Monitor your child’s friendships

Monitoring your child’s friendships as they grow is crucial for their social and emotional development. As they navigate the complex world of relationships, I find it essential to be vigilant while offering them support. So how do we do it? How can we effectively monitor our children’s friendships? Here are a few ways we could try:

Open Communication

This perhaps carries the heaviest weight. Establishing open communication with your child is the cornerstone of monitoring their friendships. Encourage them to share their experiences, both positive and negative, without fear of judgment. Create a safe space where they feel comfortable discussing their relationships.

Be Observant

Pay attention to your child’s behaviour and mood.
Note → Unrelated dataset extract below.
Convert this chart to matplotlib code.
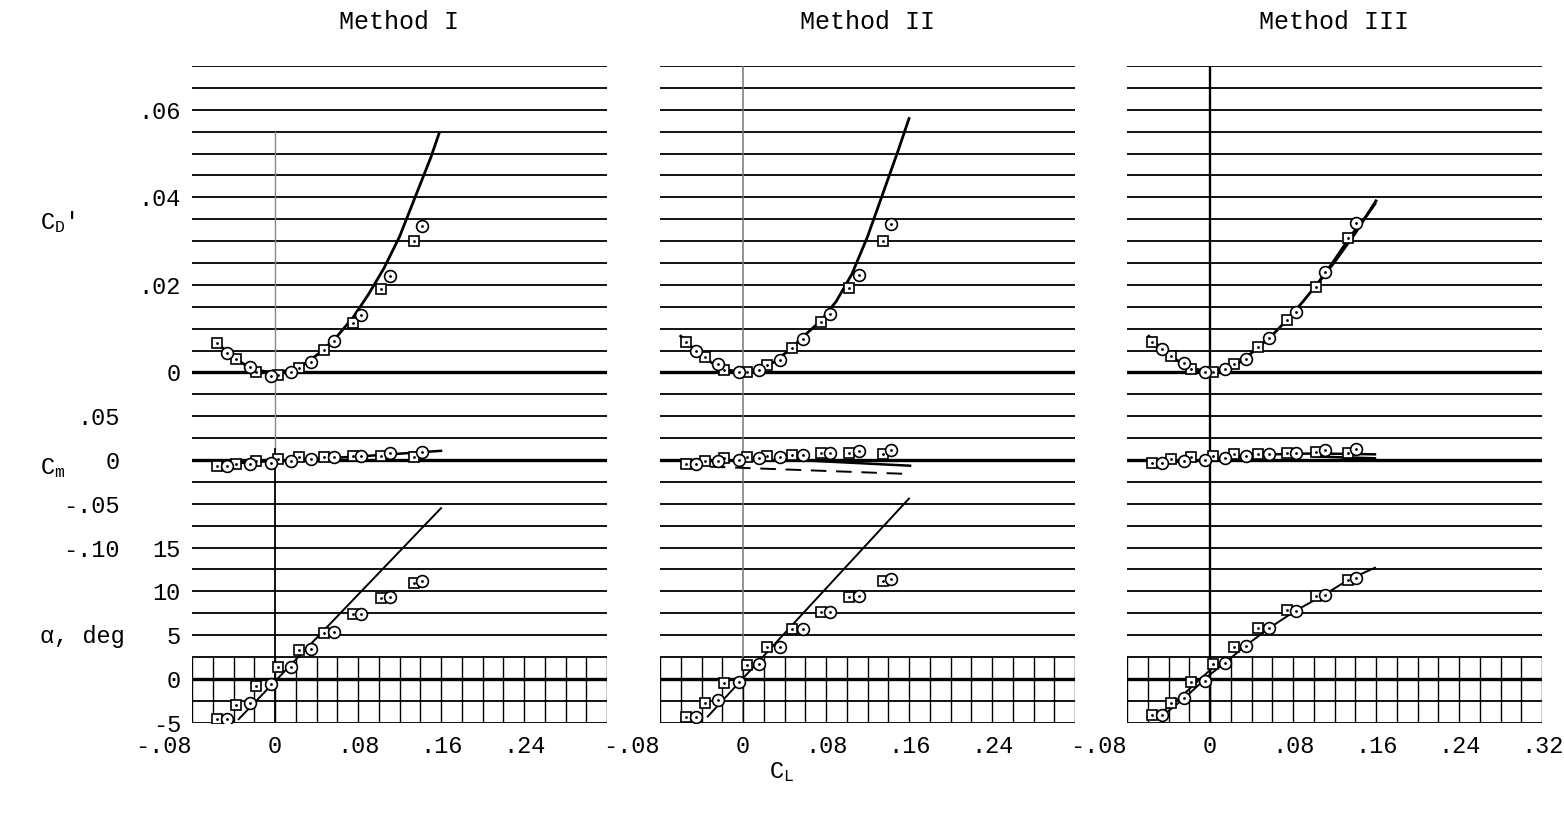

Changes in their demeanour, such as sudden withdrawal or mood swings, could indicate problems with their friendships. Take note of who they spend time with and how they interact with their peers.

Get to Know Their Friends

Take an active interest in your child’s friends. Well, I do! Invite them over to get to know them better. Observe how they interact with your child and assess whether the friendships are positive influences.

Set Boundaries

Establish clear boundaries and expectations for your child’s friendships. Teach them about healthy relationships and the importance of mutual respect and kindness. Encourage them to surround themselves with friends who share similar values.

Monitor Social Media

It’s no surprise that much of children’s social interactions occur online in today’s digital age. Stay informed about your child’s social media activity and set appropriate guidelines for its use. Monitor their friend lists and conversations to ensure they are engaging in safe and respectful behaviour.

Intervene When Necessary

Trust your instincts and intervene if you notice any red flags in your child’s friendships. Address conflicts and issues promptly, and offer guidance and support where you feel they need it. Teach them to stand up for themselves and that its okay to say, “No”.

By actively monitoring your child’s friendships and providing guidance along the way, we can help them develop healthy and fulfilling relationships that contribute to their overall well-being. So then, let’s do it!